[Plotting code records]
-=-=-
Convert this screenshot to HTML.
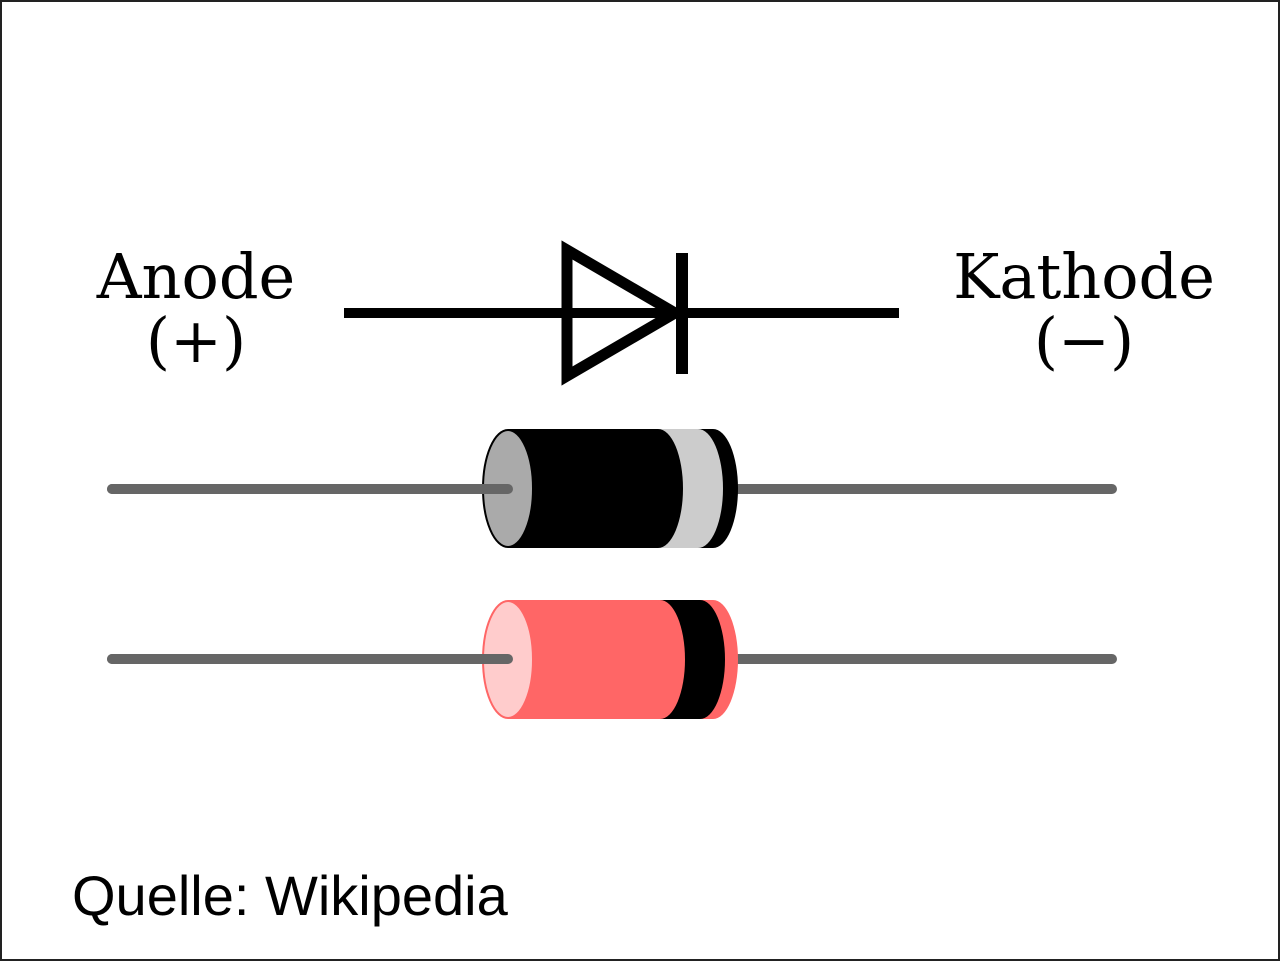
<!DOCTYPE html>
<html><head><style>
html,body{margin:0;padding:0;background:#fff}
svg{display:block}
</style></head><body>
<svg width="1280" height="961" viewBox="0 0 1280 961" xmlns="http://www.w3.org/2000/svg">
<rect x="1" y="1" width="1278" height="959" fill="#fff" stroke="#222" stroke-width="2"/>
<g font-family="'DejaVu Serif',serif" font-size="62" text-anchor="middle" fill="#000">
<text x="196" y="298">Anode</text>
<text x="196" y="362">(+)</text>
<text x="1084" y="298">Kathode</text>
<text x="1084" y="362">(−)</text>
</g>
<line x1="344" y1="313" x2="899" y2="313" stroke="#000" stroke-width="10"/>
<polygon points="567,250 567,376 675,313" fill="none" stroke="#000" stroke-width="11"/>
<rect x="676" y="253" width="12" height="121" fill="#000"/>
<line x1="112" y1="489" x2="1112" y2="489" stroke="#666" stroke-width="10" stroke-linecap="round"/>
<path d="M508,429 H713 A25,59.5 0 0 1 713,548 H508 Z" fill="#000"/>
<path d="M658,429 H698 A25,59.5 0 0 1 698,548 H658 Z" fill="#ccc"/>
<path d="M508,429 H658 A25,59.5 0 0 1 658,548 H508 Z" fill="#000"/>
<ellipse cx="508" cy="488.5" rx="25" ry="58.5" fill="#aaa" stroke="#000" stroke-width="2"/>
<line x1="112" y1="489" x2="508" y2="489" stroke="#666" stroke-width="10" stroke-linecap="round"/>
<line x1="112" y1="659" x2="1112" y2="659" stroke="#666" stroke-width="10" stroke-linecap="round"/>
<path d="M508,600 H713 A25,59.5 0 0 1 713,719 H508 Z" fill="#f66"/>
<path d="M660,600 H700 A25,59.5 0 0 1 700,719 H660 Z" fill="#000"/>
<path d="M508,600 H660 A25,59.5 0 0 1 660,719 H508 Z" fill="#f66"/>
<ellipse cx="508" cy="659.5" rx="25" ry="58.5" fill="#fcc" stroke="#f66" stroke-width="2"/>
<line x1="112" y1="659" x2="508" y2="659" stroke="#666" stroke-width="10" stroke-linecap="round"/>
<text x="72" y="915" font-family="'Liberation Sans',sans-serif" font-size="56" fill="#000">Quelle: Wikipedia</text>
</svg>
</body></html>
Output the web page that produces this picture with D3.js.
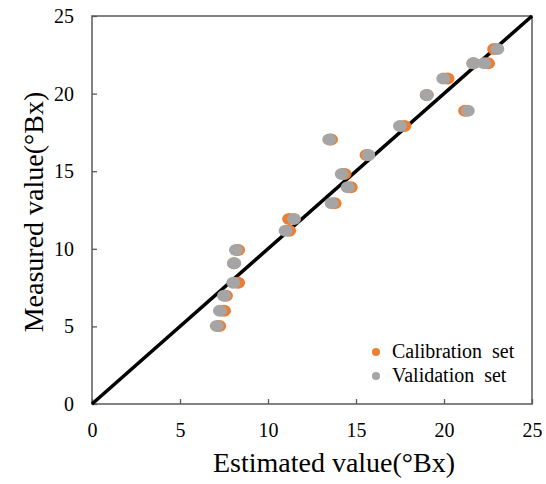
<!DOCTYPE html>
<html>
<head>
<meta charset="utf-8">
<script src="https://cdn.jsdelivr.net/npm/d3@7"></script>
<style>
  html, body { margin: 0; padding: 0; background: #fff; }
  svg { display: block; }
  text { font-family: "Liberation Serif", "Times New Roman", serif; fill: #000; }
</style>
</head>
<body>
<svg id="chart" width="546" height="484"></svg>
<script>
// Estimated vs measured soluble solids (°Bx)
const calibEstimated = [7.23, 7.50, 7.61, 8.30, 8.07, 8.30, 11.20, 11.20, 13.58, 14.35,
                        14.70, 13.78, 15.60, 17.75, 19.02, 20.20, 21.20, 21.67, 22.50, 22.85];
const calibMeasured  = [5.03, 6.01, 6.98, 7.82, 9.07, 9.92, 11.17, 11.92, 17.05, 14.82,
                        13.96, 12.93, 16.04, 17.91, 19.91, 20.98, 18.90, 21.95, 21.95, 22.87];

const validEstimated = [7.09, 7.27, 7.50, 8.03, 8.07, 8.18, 11.00, 11.48, 13.48, 14.19,
                        14.53, 13.62, 15.70, 17.50, 19.02, 19.96, 21.35, 21.67, 22.29, 23.03];
const validMeasured  = [5.03, 6.01, 6.98, 7.82, 9.07, 9.92, 11.17, 11.92, 17.05, 14.82,
                        13.96, 12.93, 16.04, 17.91, 19.91, 20.98, 18.90, 21.95, 21.95, 22.87];

const tickValues = [0, 5, 10, 15, 20, 25];
const oneToOne = [0, 25];
const seriesNames = ["Calibration\u00a0 set", "Validation\u00a0 set"];
const seriesColors = ["#ED7D31", "#A5A5A5"];

const svg = d3.select("#chart");
const plotLeft = 92, plotRight = 532, plotTop = 16, plotBottom = 404;

const x = d3.scaleLinear().domain([0, 25]).range([plotLeft, plotRight]);
const y = d3.scaleLinear().domain([0, 25]).range([plotBottom, plotTop]);

// Axes with inward ticks
const xAxis = svg.append("g")
  .attr("transform", `translate(0,${plotBottom})`)
  .call(d3.axisBottom(x).tickValues(tickValues).tickSizeInner(-5).tickSizeOuter(0));
const yAxis = svg.append("g")
  .attr("transform", `translate(${plotLeft},0)`)
  .call(d3.axisLeft(y).tickValues(tickValues).tickSizeInner(-5).tickSizeOuter(0));

[xAxis, yAxis].forEach(g => {
  g.select(".domain").remove();
  g.selectAll(".tick line").attr("stroke", "#595959").attr("stroke-width", 1.3);
  g.selectAll(".tick text")
    .style("font-family", '"Liberation Serif", "Times New Roman", serif')
    .style("font-size", "20px")
    .attr("fill", "#000");
});
xAxis.selectAll(".tick text").attr("y", 32.5).attr("dy", null);
yAxis.selectAll(".tick text").attr("x", -18);

// Plot frame
svg.append("rect")
  .attr("x", x(0)).attr("y", y(25))
  .attr("width", x(25) - x(0)).attr("height", y(0) - y(25))
  .attr("fill", "none").attr("stroke", "#595959").attr("stroke-width", 1.5);

// 1:1 line
svg.append("path")
  .datum(oneToOne)
  .attr("d", d3.line().x(d => x(d)).y(d => y(d)))
  .attr("stroke", "#000").attr("stroke-width", 3.5).attr("fill", "none");

// Scatter points
function drawSeries(est, meas, color) {
  svg.append("g").selectAll("ellipse")
    .data(est.map((e, i) => [e, meas[i]]))
    .join("ellipse")
    .attr("cx", d => x(d[0]))
    .attr("cy", d => y(d[1]))
    .attr("rx", 7).attr("ry", 6)
    .attr("fill", color);
}
drawSeries(calibEstimated, calibMeasured, seriesColors[0]);
drawSeries(validEstimated, validMeasured, seriesColors[1]);

// Legend
const legend = svg.append("g");
seriesNames.forEach((name, i) => {
  const ly = 352 + i * 24;
  legend.append("circle").attr("cx", 376).attr("cy", ly).attr("r", 4).attr("fill", seriesColors[i]);
  legend.append("text").attr("x", 392).attr("y", ly + 6)
    .style("font-size", "20px").text(name);
});

// Axis titles
svg.append("text")
  .attr("x", 334).attr("y", 472)
  .attr("text-anchor", "middle")
  .style("font-size", "28px")
  .text("Estimated value(°Bx)");

svg.append("text")
  .attr("transform", `translate(43,212) rotate(-90)`)
  .attr("text-anchor", "middle")
  .style("font-size", "28px")
  .text("Measured value(°Bx)");
</script>
</body>
</html>
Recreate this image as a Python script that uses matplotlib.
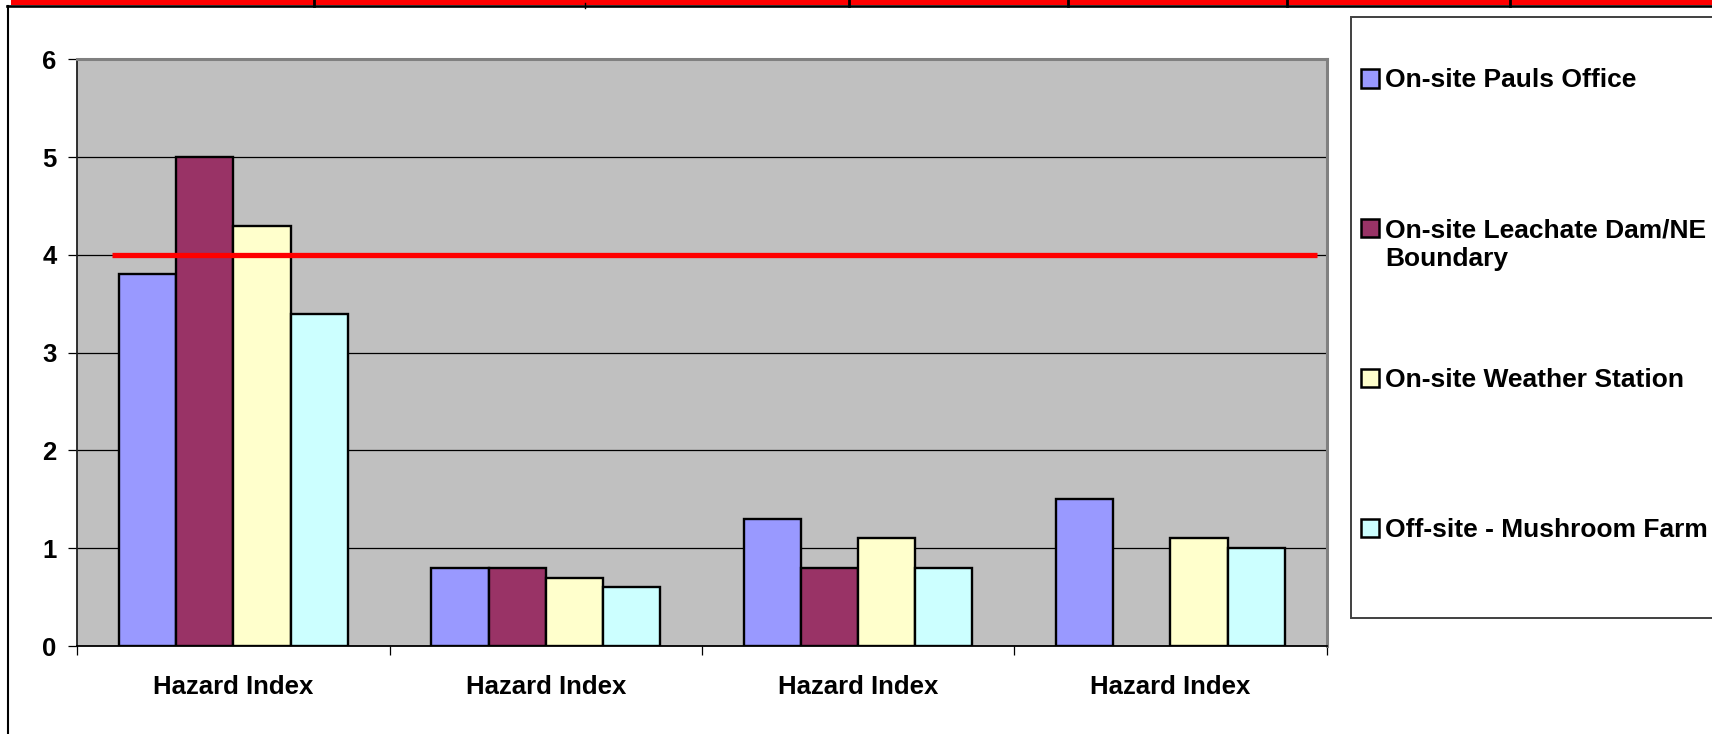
import numpy as np
import matplotlib.pyplot as plt
import matplotlib.patches as patches
from matplotlib.lines import Line2D

plt.rcParams['font.family'] = ['Liberation Sans', 'DejaVu Sans']
plt.rcParams['font.weight'] = 'bold'

categories = ["Hazard Index", "Hazard Index", "Hazard Index", "Hazard Index"]
series_names = ["On-site Pauls Office", "On-site Leachate Dam/NE\nBoundary",
                "On-site Weather Station", "Off-site - Mushroom Farm"]
pauls_office = [3.8, 0.8, 1.3, 1.5]
leachate_dam = [5.0, 0.8, 0.8, np.nan]
weather_station = [4.3, 0.7, 1.1, 1.1]
mushroom_farm = [3.4, 0.6, 0.8, 1.0]
threshold = 4
colors = ["#9999FF", "#993366", "#FFFFCC", "#CCFFFF"]

W, H = 1712, 734


def fx(px):
    return px / W


def fy(py):
    return 1 - py / H


fig = plt.figure(figsize=(W / 100, H / 100), dpi=100)
ax = fig.add_axes([fx(77.3), fy(646), fx(1326.5) - fx(77.3), fy(59.3) - fy(646)])
ax.set_facecolor("#C0C0C0")

x = np.arange(len(categories))
bw = 0.183
all_series = [pauls_office, leachate_dam, weather_station, mushroom_farm]
for i, vals in enumerate(all_series):
    ax.bar(x + (i - 1.5) * bw, vals, bw, color=colors[i], edgecolor="black",
           linewidth=1.7, zorder=3)

ax.hlines(threshold, -0.39, 3.47, color="#FF0000", linewidth=3.8, zorder=4)

ax.set_xlim(-0.5, len(categories) - 0.5)
ax.set_ylim(0, 6)
ax.set_yticks(range(0, 7))
ax.yaxis.grid(True, color="black", linewidth=0.9, zorder=1)
ax.set_axisbelow(True)

ax.set_xticks(np.arange(-0.5, len(categories), 1.0))
ax.set_xticklabels([])
ax.set_xticks(x, minor=True)
ax.set_xticklabels(categories, minor=True)
ax.tick_params(axis="x", which="major", length=6.5, width=0.9, color="black")
ax.tick_params(axis="x", which="minor", length=0, pad=21, labelsize=18.5)
ax.tick_params(axis="y", length=6.5, width=0.9, pad=8.5, labelsize=18.5)

for side in ["top", "right"]:
    ax.spines[side].set_color("#808080")
    ax.spines[side].set_linewidth(2.2)
ax.spines["left"].set_color("#202020")
ax.spines["left"].set_linewidth(1.3)
ax.spines["bottom"].set_color("black")
ax.spines["bottom"].set_linewidth(1.3)

# legend panel on the right
box = patches.Rectangle((fx(1351), fy(617.7)), 0.3, fy(17.3) - fy(617.7),
                        transform=fig.transFigure, facecolor="white",
                        edgecolor="#404040", linewidth=1.4, clip_on=False)
fig.patches.append(box)
for i, name in enumerate(series_names):
    cy = 78.5 + i * 149.8
    sq = patches.Rectangle((fx(1360.5), fy(cy + 9)), fx(18), fy(0) - fy(18),
                           transform=fig.transFigure, facecolor=colors[i],
                           edgecolor="black", linewidth=1.8)
    fig.patches.append(sq)
    for k, line in enumerate(name.split("\n")):
        fig.text(fx(1385), fy(cy + 8.8 + 29 * k), line, fontsize=19,
                 fontweight="bold", va="baseline", ha="left")

# sheet strip across the top and frame on the left
fig.patches.append(patches.Rectangle((fx(11), fy(4.7)), 1, fy(0) - fy(4.7),
                                     transform=fig.transFigure,
                                     facecolor="#FF0000", edgecolor="none"))
fig.lines.append(Line2D([fx(7), 1], [fy(6), fy(6)], transform=fig.transFigure,
                        color="black", linewidth=1.9))
for xd in [313.5, 849, 1068, 1287, 1510]:
    fig.lines.append(Line2D([fx(xd), fx(xd)], [fy(0), fy(6)],
                            transform=fig.transFigure, color="black",
                            linewidth=2.0))
fig.lines.append(Line2D([fx(585), fx(585)], [fy(3), fy(8)],
                        transform=fig.transFigure, color="black", linewidth=1.0))
fig.lines.append(Line2D([fx(8), fx(8)], [fy(6), 0],
                        transform=fig.transFigure, color="black", linewidth=1.5))

fig.savefig("out.png", dpi=100)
-=-=-
» TASK INSTRUCTIONS
Take out nothing but the lines from the one containing "Recreate this image" to the one containing "from matplotlib.lines import Line2D", inclusive, retyped exactly. Drop the pictures.

» ANSWER TO THIS EXERCISE
Recreate this image as a Python script that uses matplotlib.
import numpy as np
import matplotlib.pyplot as plt
import matplotlib.patches as patches
from matplotlib.lines import Line2D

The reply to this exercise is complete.